*TASK BRIEF*.
Tally all lines containing the word "chart". Give the number alone.

#####

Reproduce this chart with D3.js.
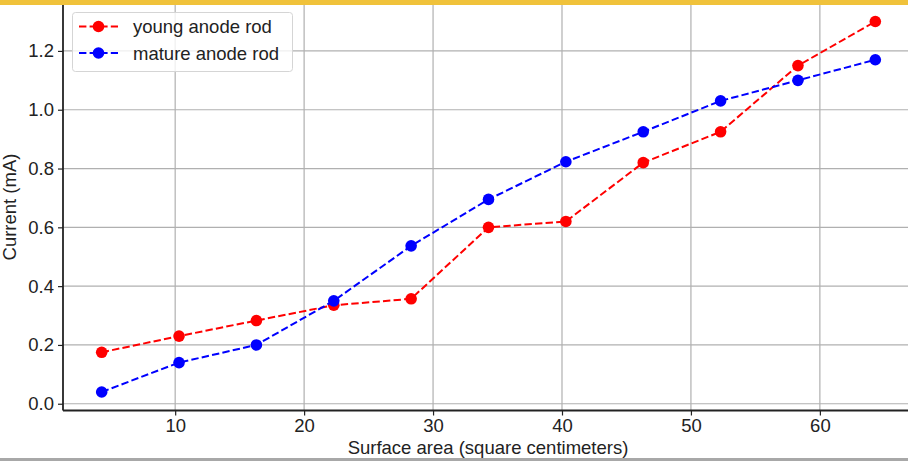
<!DOCTYPE html>
<html>
<head>
<meta charset="utf-8">
<script src="https://cdn.jsdelivr.net/npm/d3@7"></script>
<style>
  body { margin: 0; background: #fff; }
  svg { display: block; font-family: "Liberation Sans", Arial, sans-serif; }
</style>
</head>
<body>
<svg id="chart"></svg>
<script>
// data
var surfaceArea = [4.3, 10.3, 16.3, 22.3, 28.3, 34.3, 40.3, 46.3, 52.3, 58.3, 64.3];
var youngRod = [0.175, 0.23, 0.283, 0.335, 0.357, 0.60, 0.62, 0.82, 0.925, 1.15, 1.30];
var matureRod = [0.04, 0.14, 0.20, 0.35, 0.537, 0.695, 0.823, 0.925, 1.03, 1.10, 1.17];
var xTicks = [10, 20, 30, 40, 50, 60];
var yTicks = [0.0, 0.2, 0.4, 0.6, 0.8, 1.0, 1.2];
var seriesNames = ['young anode rod', 'mature anode rod'];
var seriesColors = ['#ff0000', '#0000ff'];

var W = 908, H = 461;
var svg = d3.select('#chart').attr('width', W).attr('height', H);

// plot area (don't call these top/left at global scope, window.top is taken)
var pLeft = 63, pRight = 914, pTop = 3, pBottom = 410.5;
var fs = 18.5;

var x = d3.scaleLinear().domain([1.3, 67.3]).range([pLeft, pRight]);
var y = d3.scaleLinear().domain([-0.023, 1.363]).range([pBottom, pTop]);

var g = svg.append('g');

// grid
g.selectAll('.xg').data(xTicks).enter().append('line')
    .attr('x1', function(d) { return x(d); }).attr('x2', function(d) { return x(d); })
    .attr('y1', pTop).attr('y2', pBottom)
    .attr('stroke', '#b0b0b0').attr('stroke-width', 1.2);
g.selectAll('.yg').data(yTicks).enter().append('line')
    .attr('y1', function(d) { return y(d); }).attr('y2', function(d) { return y(d); })
    .attr('x1', pLeft).attr('x2', pRight)
    .attr('stroke', '#b0b0b0').attr('stroke-width', 1.2);

// axes
var xAxis = d3.axisBottom(x).tickValues(xTicks).tickFormat(d3.format('d')).tickSize(5).tickPadding(3);
var yAxis = d3.axisLeft(y).tickValues(yTicks).tickFormat(d3.format('.1f')).tickSize(5).tickPadding(4);

var gx = g.append('g').attr('transform', 'translate(0,' + pBottom + ')').call(xAxis);
var gy = g.append('g').attr('transform', 'translate(' + pLeft + ',0)').call(yAxis);
[gx, gy].forEach(function(a) {
    a.attr('font-size', fs).attr('font-family', '"Liberation Sans", Arial, sans-serif');
    a.select('.domain').remove();
    a.selectAll('line').attr('stroke', '#222').attr('stroke-width', 1.2);
    a.selectAll('text').attr('fill', '#222');
});

// spines
g.append('line').attr('x1', pLeft).attr('x2', pLeft).attr('y1', pTop).attr('y2', pBottom)
    .attr('stroke', '#222').attr('stroke-width', 1.8);
g.append('line').attr('x1', pLeft).attr('x2', pRight).attr('y1', pBottom).attr('y2', pBottom)
    .attr('stroke', '#222').attr('stroke-width', 1.8);

// series
var line = d3.line()
    .x(function(d) { return x(d[0]); })
    .y(function(d) { return y(d[1]); });

[youngRod, matureRod].forEach(function(vals, i) {
    var pts = surfaceArea.map(function(s, j) { return [s, vals[j]]; });
    g.append('path').datum(pts)
        .attr('d', line)
        .attr('fill', 'none')
        .attr('stroke', seriesColors[i])
        .attr('stroke-width', 2)
        .attr('stroke-dasharray', '7.4,3.2');
    g.selectAll('.m' + i).data(pts).enter().append('circle')
        .attr('cx', function(d) { return x(d[0]); })
        .attr('cy', function(d) { return y(d[1]); })
        .attr('r', 5.8)
        .attr('fill', seriesColors[i]);
});

// axis labels
svg.append('text')
    .attr('x', 488).attr('y', 454)
    .attr('text-anchor', 'middle')
    .attr('font-size', fs).attr('fill', '#222')
    .text('Surface area (square centimeters)');
svg.append('text')
    .attr('transform', 'translate(16,' + 207 + ') rotate(-90)')
    .attr('text-anchor', 'middle')
    .attr('font-size', fs).attr('fill', '#222')
    .text('Current (mA)');

// legend
var lg = svg.append('g');
lg.append('rect').attr('x', 72.5).attr('y', 12.5).attr('width', 220).attr('height', 59)
    .attr('rx', 3).attr('fill', '#fff').attr('fill-opacity', 0.8)
    .attr('stroke', '#d5d5d5').attr('stroke-width', 1);
seriesNames.forEach(function(name, i) {
    var ly = 26.5 + i * 26.5;
    lg.append('line').attr('x1', 79).attr('x2', 118).attr('y1', ly).attr('y2', ly)
        .attr('stroke', seriesColors[i]).attr('stroke-width', 2).attr('stroke-dasharray', '7.4,3.2');
    lg.append('circle').attr('cx', 98.5).attr('cy', ly).attr('r', 5.8).attr('fill', seriesColors[i]);
    lg.append('text').attr('x', 133).attr('y', ly + 6.5)
        .attr('font-size', fs).attr('fill', '#222').text(name);
});

// screenshot frame: yellow strip at top, gray strip at bottom
svg.append('rect').attr('x', 0).attr('y', 0).attr('width', W).attr('height', 5).attr('fill', '#f0c23b');
svg.append('rect').attr('x', 0).attr('y', 458).attr('width', W).attr('height', 3).attr('fill', '#a8a8a8');
</script>
</body>
</html>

#####

*TASK OUTPUT*.
3